Admiral Brad Cooper, the CENTCOM commander, captured the shift in May with a sentence that should be printed on the wall of every procurement office in the Pentagon: "Those days of using high-value defenses to shoot down cheap targets are behind us."

What Cooper did not say, but what this week demonstrated, is that the inverse is also now true: cheap autonomous systems can accomplish missions that previously required high-value crewed platforms, and this week they arrived in every domain at once.

What Comes Next

This week's convergence is a data point, not a conclusion. Nobody outside of classified simulations knows how CCA formations perform against Chinese J-20s supported by KJ-500 early warning aircraft, whether a swarm of Corsairs can survive a Russian Bastion-P coastal defense battery, or whether autonomous ground robots can execute a contested river crossing against an entrenched mechanized brigade with pre-registered artillery and electromagnetic denial capabilities. Those tests will come, and some of them will produce results that expose the limitations of systems designed first for affordability and speed rather than survivability and lethality.

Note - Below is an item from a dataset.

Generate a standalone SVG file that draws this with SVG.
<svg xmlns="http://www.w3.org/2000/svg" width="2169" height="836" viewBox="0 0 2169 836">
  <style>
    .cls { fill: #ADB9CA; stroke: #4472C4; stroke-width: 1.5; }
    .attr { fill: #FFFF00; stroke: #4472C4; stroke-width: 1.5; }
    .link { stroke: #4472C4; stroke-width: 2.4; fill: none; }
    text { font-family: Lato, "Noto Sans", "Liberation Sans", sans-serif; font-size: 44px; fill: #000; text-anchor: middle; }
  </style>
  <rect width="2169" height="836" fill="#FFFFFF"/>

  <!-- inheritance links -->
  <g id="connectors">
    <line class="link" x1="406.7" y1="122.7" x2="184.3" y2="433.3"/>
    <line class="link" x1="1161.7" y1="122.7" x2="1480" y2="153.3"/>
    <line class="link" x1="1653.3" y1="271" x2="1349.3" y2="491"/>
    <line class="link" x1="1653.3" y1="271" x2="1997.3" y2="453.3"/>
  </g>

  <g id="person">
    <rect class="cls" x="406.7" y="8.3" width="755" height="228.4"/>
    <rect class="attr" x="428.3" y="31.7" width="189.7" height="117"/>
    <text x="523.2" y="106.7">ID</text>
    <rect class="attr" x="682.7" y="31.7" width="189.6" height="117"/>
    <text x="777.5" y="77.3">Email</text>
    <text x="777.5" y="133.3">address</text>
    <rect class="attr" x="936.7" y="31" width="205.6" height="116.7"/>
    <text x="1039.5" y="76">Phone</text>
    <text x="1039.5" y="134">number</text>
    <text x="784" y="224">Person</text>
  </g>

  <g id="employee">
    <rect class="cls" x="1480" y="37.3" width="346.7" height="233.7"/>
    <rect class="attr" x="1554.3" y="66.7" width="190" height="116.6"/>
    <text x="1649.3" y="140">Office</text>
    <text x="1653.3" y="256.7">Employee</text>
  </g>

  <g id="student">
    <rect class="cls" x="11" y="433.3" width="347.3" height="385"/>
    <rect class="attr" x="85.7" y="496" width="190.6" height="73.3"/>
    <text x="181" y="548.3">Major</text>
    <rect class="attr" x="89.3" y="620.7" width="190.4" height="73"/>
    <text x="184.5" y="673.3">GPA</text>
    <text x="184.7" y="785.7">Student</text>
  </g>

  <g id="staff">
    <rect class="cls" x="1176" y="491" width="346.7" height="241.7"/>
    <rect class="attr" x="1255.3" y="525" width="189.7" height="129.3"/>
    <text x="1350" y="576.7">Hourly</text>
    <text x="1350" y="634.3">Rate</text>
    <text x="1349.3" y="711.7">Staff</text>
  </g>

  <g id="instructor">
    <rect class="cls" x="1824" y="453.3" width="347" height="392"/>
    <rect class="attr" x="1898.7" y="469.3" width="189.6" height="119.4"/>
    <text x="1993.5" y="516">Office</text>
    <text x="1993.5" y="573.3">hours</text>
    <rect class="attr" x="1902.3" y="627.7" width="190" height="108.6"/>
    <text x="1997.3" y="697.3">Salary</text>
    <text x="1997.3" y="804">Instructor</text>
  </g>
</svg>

But the $9.5 million multi-domain force package that accomplished three simultaneous firsts this week is not a prototype, a concept video, or a Pentagon briefing slide. Two events were real combat operations against a real adversary, executed with production hardware that arrived in theater months ago. A third was a live-fire test running ahead of schedule against milestones the Air Force set when it believed the program was already moving aggressively.

When the Wright Brothers flew at Kitty Hawk, it took eleven years before anyone fired a weapon from an airplane in combat. Fury went from maiden flight to live missile in eight and a half months. Corsair went from first rescue to first combat strike in five weeks. Ukraine's 123rd Brigade went from receiving its first unmanned systems battalion to landing a robot behind enemy lines in a timeline measured in months.

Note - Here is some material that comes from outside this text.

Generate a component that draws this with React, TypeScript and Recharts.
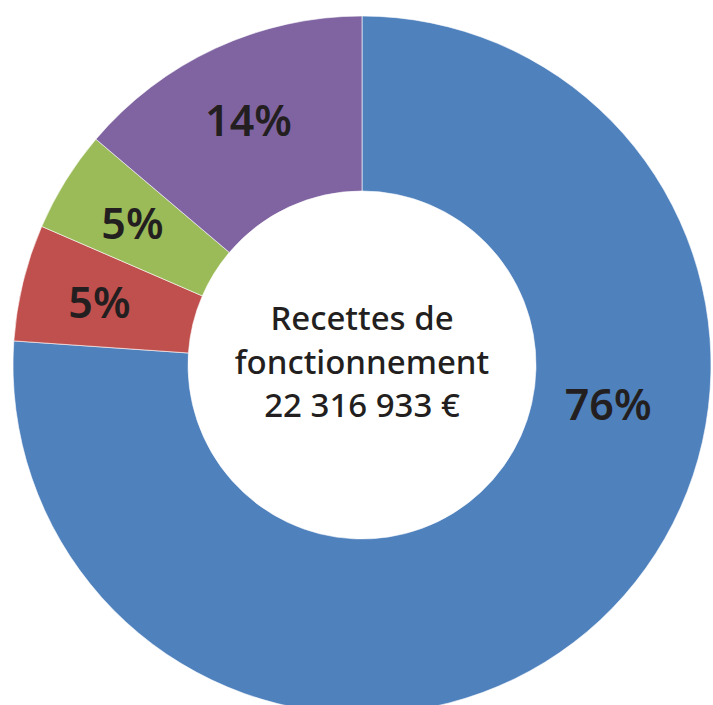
import { PieChart, Pie, Cell } from 'recharts';

// Répartition des recettes de fonctionnement (parts)
const categories = ['Impôts et taxes', 'Produits des services', 'Autres recettes', 'Dotations et participations'];
const shares = [76.1, 5.4, 4.7, 13.8];
const colors = ['#4f81bd', '#c0504d', '#9bbb59', '#8064a2'];
const centerLines = ['Recettes de', 'fonctionnement', '22 316 933 €'];

const data = categories.map((name, i) => ({ name, value: shares[i] }));

const RADIAN = Math.PI / 180;
const FONT = '"Noto Sans", "Open Sans", sans-serif';
const INK = '#231f20';
const CX = 362;
const CY = 365;

function renderPercent(props: any) {
  const { cx, cy, midAngle, innerRadius, outerRadius, percent } = props;
  // la grande part a son étiquette décalée vers la droite, comme dans l'original
  const big = percent > 0.5;
  const angle = big ? midAngle + 38 : midAngle;
  const r = innerRadius + (outerRadius - innerRadius) * (big ? 0.43 : 0.55);
  const x = cx + r * Math.cos(-angle * RADIAN);
  const y = cy + r * Math.sin(-angle * RADIAN);
  return (
    <text
      x={x}
      y={y}
      fill={INK}
      textAnchor="middle"
      dominantBaseline="central"
      style={{ fontFamily: FONT, fontSize: 43, fontWeight: 600 }}
    >
      {`${Math.round(percent * 100)}%`}
    </text>
  );
}

export default function App() {
  return (
    <div style={{ position: 'absolute', left: 0, top: 0, width: 713, height: 705, background: '#fff' }}>
      <PieChart width={713} height={705} margin={{ top: 0, right: 0, bottom: 0, left: 0 }}>
        <Pie
          data={data}
          dataKey="value"
          nameKey="name"
          cx={CX}
          cy={CY}
          innerRadius={174}
          outerRadius={349}
          startAngle={90}
          endAngle={-270}
          stroke="#ffffff"
          strokeWidth={0.6}
          label={renderPercent}
          labelLine={false}
          isAnimationActive={false}
        >
          {data.map((entry, index) => (
            <Cell key={`cell-${entry.name}`} fill={colors[index]} />
          ))}
        </Pie>
      </PieChart>
      <svg
        width={713}
        height={705}
        style={{ position: 'absolute', left: 0, top: 0, pointerEvents: 'none' }}
      >
        <text
          x={CX}
          y={CY}
          fill={INK}
          textAnchor="middle"
          style={{ fontFamily: FONT, fontSize: 33, fontWeight: 500 }}
        >
          {centerLines.map((line, i) => (
            <tspan key={line} x={CX} y={CY - 35 + i * 43.5}>
              {line}
            </tspan>
          ))}
        </text>
      </svg>
    </div>
  );
}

Convergence, once it begins, does not decelerate.

For anyone watching the defense capital stack, the investable thesis is no longer individual platforms but the multi-domain autonomy supply chain beneath them: the edge-compute silicon, the mesh-network radios, the modular payload interfaces, and the software stacks like Saronic's Echelon and Anduril's Lattice that let a single operator coordinate assets across domains that used to require separate service branches. For policy watchers, the harder question is whether arms control frameworks designed around crewed platforms and identifiable combatants can accommodate expendable systems that cost less than the treaty-verification mechanisms meant to monitor them. And for everyone else, three signals will tell you whether this week's convergence was a footnote or an inflection point: how fast Fury reaches multi-ship teaming with crewed fighters, whether Corsair attrition data from Iran reshapes Navy procurement volumes, and how quickly NATO members begin adopting Ukraine's UGV doctrine rather than studying it from a comfortable distance.

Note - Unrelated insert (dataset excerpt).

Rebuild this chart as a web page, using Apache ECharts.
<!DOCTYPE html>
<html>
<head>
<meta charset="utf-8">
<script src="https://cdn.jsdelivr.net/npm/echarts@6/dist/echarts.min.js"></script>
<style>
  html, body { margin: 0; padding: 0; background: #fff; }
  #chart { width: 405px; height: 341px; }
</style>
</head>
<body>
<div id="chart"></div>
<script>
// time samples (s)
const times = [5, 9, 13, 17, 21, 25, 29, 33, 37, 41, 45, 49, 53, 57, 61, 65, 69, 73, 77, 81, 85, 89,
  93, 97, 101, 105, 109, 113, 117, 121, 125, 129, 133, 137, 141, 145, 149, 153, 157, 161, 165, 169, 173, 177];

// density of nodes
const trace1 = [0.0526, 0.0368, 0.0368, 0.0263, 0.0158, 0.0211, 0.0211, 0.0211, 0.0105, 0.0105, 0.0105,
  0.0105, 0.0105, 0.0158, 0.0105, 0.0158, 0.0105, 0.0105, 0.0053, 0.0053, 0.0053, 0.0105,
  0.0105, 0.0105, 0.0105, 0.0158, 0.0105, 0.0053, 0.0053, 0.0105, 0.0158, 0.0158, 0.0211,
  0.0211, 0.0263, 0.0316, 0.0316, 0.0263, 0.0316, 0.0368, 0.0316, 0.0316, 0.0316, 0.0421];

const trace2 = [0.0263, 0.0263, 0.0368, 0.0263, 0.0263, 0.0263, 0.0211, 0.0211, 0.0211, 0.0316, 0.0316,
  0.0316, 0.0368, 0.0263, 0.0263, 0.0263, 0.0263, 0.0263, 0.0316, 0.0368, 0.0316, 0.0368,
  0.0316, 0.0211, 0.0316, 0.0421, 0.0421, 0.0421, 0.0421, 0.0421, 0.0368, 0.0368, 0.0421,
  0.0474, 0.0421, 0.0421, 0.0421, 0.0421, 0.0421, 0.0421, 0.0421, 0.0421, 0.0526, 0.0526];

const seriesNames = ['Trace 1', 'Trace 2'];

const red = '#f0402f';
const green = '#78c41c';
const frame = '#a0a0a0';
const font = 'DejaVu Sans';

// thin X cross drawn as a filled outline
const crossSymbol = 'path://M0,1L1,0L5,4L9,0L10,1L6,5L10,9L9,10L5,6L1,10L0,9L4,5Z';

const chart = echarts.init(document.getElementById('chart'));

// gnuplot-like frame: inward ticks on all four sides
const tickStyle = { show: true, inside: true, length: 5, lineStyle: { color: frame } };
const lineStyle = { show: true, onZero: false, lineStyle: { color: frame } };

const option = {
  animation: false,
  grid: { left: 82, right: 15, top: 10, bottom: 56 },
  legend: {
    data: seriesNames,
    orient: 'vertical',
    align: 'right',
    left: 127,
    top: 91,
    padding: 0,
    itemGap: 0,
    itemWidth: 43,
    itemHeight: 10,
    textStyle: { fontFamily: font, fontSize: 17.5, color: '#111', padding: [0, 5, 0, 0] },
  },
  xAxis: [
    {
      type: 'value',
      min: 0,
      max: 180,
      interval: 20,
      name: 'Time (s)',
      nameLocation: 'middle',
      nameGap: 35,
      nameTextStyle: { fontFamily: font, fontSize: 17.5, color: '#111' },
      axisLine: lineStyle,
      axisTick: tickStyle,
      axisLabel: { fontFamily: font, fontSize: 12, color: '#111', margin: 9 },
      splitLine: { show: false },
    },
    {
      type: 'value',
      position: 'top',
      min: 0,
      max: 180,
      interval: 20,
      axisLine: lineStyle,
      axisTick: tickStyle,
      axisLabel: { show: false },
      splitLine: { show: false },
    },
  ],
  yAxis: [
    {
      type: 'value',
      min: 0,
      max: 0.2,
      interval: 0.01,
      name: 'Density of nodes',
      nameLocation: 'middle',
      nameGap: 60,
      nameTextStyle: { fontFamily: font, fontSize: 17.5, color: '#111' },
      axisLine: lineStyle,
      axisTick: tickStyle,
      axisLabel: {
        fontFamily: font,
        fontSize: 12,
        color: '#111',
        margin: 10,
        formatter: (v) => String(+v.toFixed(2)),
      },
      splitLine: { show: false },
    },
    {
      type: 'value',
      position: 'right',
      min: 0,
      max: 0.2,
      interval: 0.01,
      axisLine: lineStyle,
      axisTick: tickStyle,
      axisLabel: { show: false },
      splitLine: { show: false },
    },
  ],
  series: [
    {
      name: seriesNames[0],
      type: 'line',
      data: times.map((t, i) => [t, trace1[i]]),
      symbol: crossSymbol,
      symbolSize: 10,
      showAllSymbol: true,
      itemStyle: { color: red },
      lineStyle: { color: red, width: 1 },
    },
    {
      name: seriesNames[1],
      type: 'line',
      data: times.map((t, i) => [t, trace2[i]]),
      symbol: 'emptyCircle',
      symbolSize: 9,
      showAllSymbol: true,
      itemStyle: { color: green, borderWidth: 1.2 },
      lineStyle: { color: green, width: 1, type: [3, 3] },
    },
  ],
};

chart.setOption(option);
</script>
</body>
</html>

Methodology and Limitations

Cost estimates for the Fury CCA use the Air Force's stated upper-bound target of $25 million per unit and a conservative estimate of $5 million for Increment 1 prototypes, consistent with the program's target of one-third F-35 cost at production scale. AIM-120D AMRAAM pricing of approximately $1.09–$1.2 million per unit draws from recent Raytheon/RTX contract data. Corsair unit cost of "less than $1 million" comes from Saronic's statements to the Wall Street Journal and is consistent across multiple reporting sources. Ukrainian UGV and USV costs are estimates based on publicly available pricing for comparable systems (Zmiy Droid, Magura-class USV) and should be treated as approximations. F-35A cost of $101 million includes engine; Arleigh Burke cost from Congressional Research Service. Note that the Fury test was a controlled evaluation at Edwards AFB against a simulated target, not a combat engagement. All three events involved human operators in the decision loop.